Watching Van Wylder,
American Pie, Zac Efron’s antics in Neighbours or reading this issue of Woroni, one might be led to believe that
university is a place of spontaneous threesomes, sex in library stacks and
general romantic experimentation. Or at least frequent games of suck and blow.
Rather than transgressive, are millennials actually the most
conservative generation since the Great generation (that’s the one before the
boomers)?
Let’s have a look at some data. It’s hard to think of a
factoid that would confirm or refute the hypothesis that we’re a staid bunch of
puritans, but there we can get a sketch.
Fifty Shades of Grey
sold 70 million copies. We can’t know how many of those were bought by
millennials, but even if it’s just 1%, that’s a lot of S&M.
Or is it? Those unfortunate enough to read through Anna’s
and Christians psycho-sexual train wreck will know that there isn’t much BDSM
in the first book besides one instance of spanking. The raunchiest scene is a
dream sequence. In fact, the main theme of the book seems to be insecurity.
Compare this to The
Story of O, a bestseller among baby boomers in France, replete with scenes
of whipping, group sex, bondage and voluntary human slavery. And let’s not
forget the works of the Marquis De Sade, available in all good bookshops during
the French enlightenment and overflowing with the most obscene in human
sexuality.
Turning to more traditional statistics (disclaimer: from the
United States), our generation is more likely to think sex is fine, inside and
outside of marriage, but we are also losing our virginity later and are slightly
less sexually active while at university than the boomers.
Teenage girls from our generation are/were less sexually
active than those of generation X, the so-called ‘AIDS generation’, and we have
fewer unplanned pregnancies and abortions, in large part because we are more
responsible about birth control.
We are marrying later as well, but not because we’re busy
playing the field. Our generation has fewer sexual partners before marriage
than gen-X.
Leaving sex for a moment, our generation is less likely than
any of the recent generations to have a self-inflicted accident. We have fewer
deaths from drug overdoses. We commit fewer crimes. Our American cousins are
heavily progressive in their politics.
According to ‘Millennials
Rising: the next great generation’, we’re conventional, focused on
security, and pressured to ‘study hard, avoid personal risks and take full
advantage of the collective opportunities adults are offering’.

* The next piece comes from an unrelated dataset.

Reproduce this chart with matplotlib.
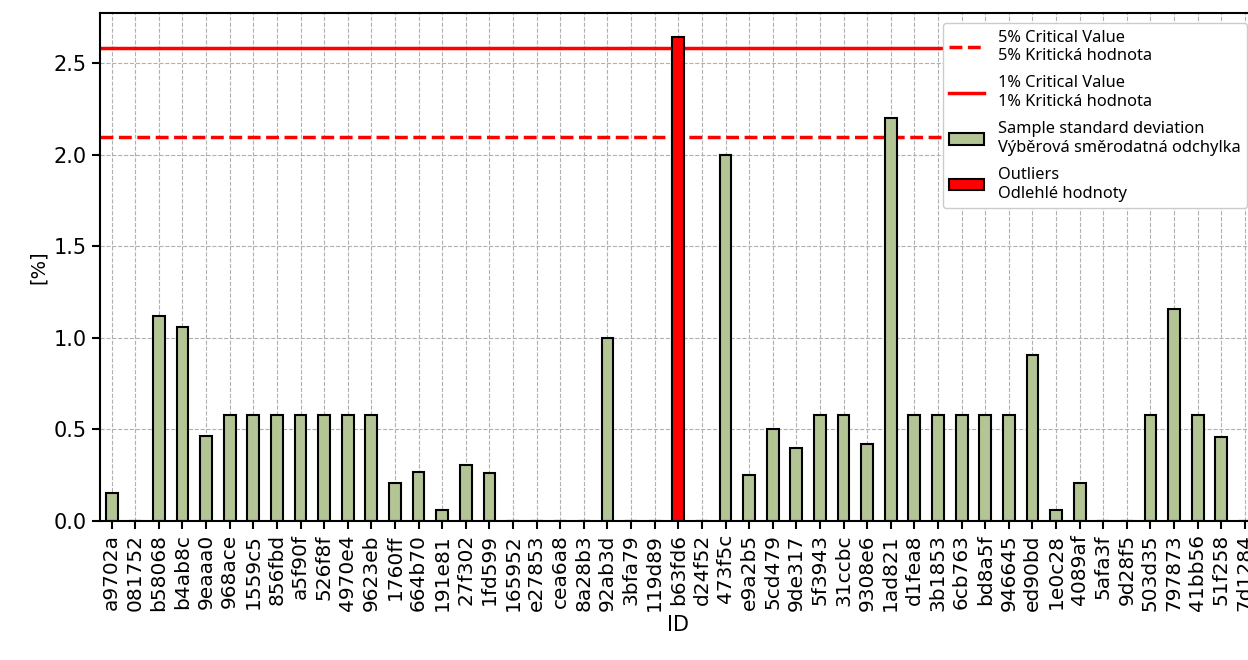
import matplotlib
matplotlib.use("Agg")
import matplotlib.pyplot as plt
import numpy as np

ids = ["a9702a", "081752", "b58068", "b4ab8c", "9eaaa0", "968ace", "1559c5", "856fbd",
       "a5f90f", "526f8f", "4970e4", "9623eb", "1760ff", "664b70", "191e81", "27f302",
       "1fd599", "165952", "e27853", "cea6a8", "8a28b3", "92ab3d", "3bfa79", "119d89",
       "b63fd6", "d24f52", "473f5c", "e9a2b5", "5cd479", "9de317", "5f3943", "31ccbc",
       "9308e6", "1ad821", "d1fea8", "3b1853", "6cb763", "bd8a5f", "946645", "ed90bd",
       "1e0c28", "4089af", "5afa3f", "9d28f5", "503d35", "797873", "41bb56", "51f258",
       "7d1284"]
std = [0.153, 0.0, 1.12, 1.06, 0.465, 0.577, 0.577, 0.577,
       0.577, 0.577, 0.577, 0.577, 0.208, 0.268, 0.06, 0.306,
       0.263, 0.0, 0.0, 0.0, 0.0, 1.0, 0.0, 0.0,
       2.642, 0.0, 2.0, 0.252, 0.503, 0.40, 0.577, 0.577,
       0.42, 2.2, 0.577, 0.577, 0.577, 0.577, 0.577, 0.908,
       0.06, 0.208, 0.0, 0.0, 0.577, 1.16, 0.577, 0.46,
       0.0]
outliers = ["b63fd6"]
crit_5 = 2.10
crit_1 = 2.582

fig = plt.figure(figsize=(12.48, 6.6), dpi=100)
ax = fig.add_axes([0.080, 0.2106, 0.927, 0.7694])

x = np.arange(len(ids))
normal = [v if i not in outliers else 0 for i, v in zip(ids, std)]
out = [v if i in outliers else 0 for i, v in zip(ids, std)]

ax.axhline(crit_5, color="red", linestyle="--", linewidth=2.5, zorder=2,
           label="5% Critical Value\n5% Kritická hodnota")
ax.axhline(crit_1, color="red", linestyle="-", linewidth=2.5, zorder=2,
           label="1% Critical Value\n1% Kritická hodnota")
ax.bar(x, normal, width=0.5, color="#b3c495", edgecolor="black", linewidth=1.5, zorder=3,
       label="Sample standard deviation\nVýběrová směrodatná odchylka")
ax.bar(x, out, width=0.5, color="red", edgecolor="black", linewidth=1.5, zorder=3,
       label="Outliers\nOdlehlé hodnoty")

ax.set_xlim(-0.5, len(ids) - 0.5)
ax.set_ylim(0, max(std) * 1.05)
ax.set_xticks(x)
ax.set_xticklabels(ids, rotation=90, fontsize=14.5)
ax.tick_params(axis="y", labelsize=15)
ax.tick_params(width=1.5, length=6)
ax.set_xlabel("ID", fontsize=15, labelpad=3)
ax.set_ylabel("[%]", fontsize=14)
ax.grid(True, linestyle="--", color="#b0b0b0", linewidth=0.8)
ax.set_axisbelow(True)
for s in ax.spines.values():
    s.set_linewidth(1.5)

ax.legend(loc="upper right", prop={"family": "Noto Sans", "size": 11.8},
          handlelength=2.1, borderaxespad=0.6, framealpha=1,
          edgecolor="#cccccc", labelspacing=0.7, handletextpad=0.85)

plt.savefig("out.png", dpi=100)
plt.close()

Armed with that data, let’s speculate: it seems that we are
liberal but risk-averse. Life is pretty sweet and we don’t want or need to
deviate from the basic narrative to have a great time.
Our boomer parents have made us believe we are special and
all-powerful. We seek confirmation of that in rapid advancement in meaningful
careers and strong, stable, supportive relationships.
We’re not squeamish about sex but that also means
deviousness has lost a bit of its allure. And we’re not so keen to experiment
with intimacy if it might end in a bruised ego.
We seem like a very likeable and inevitably successful
generation, but also a bit earnest and boring.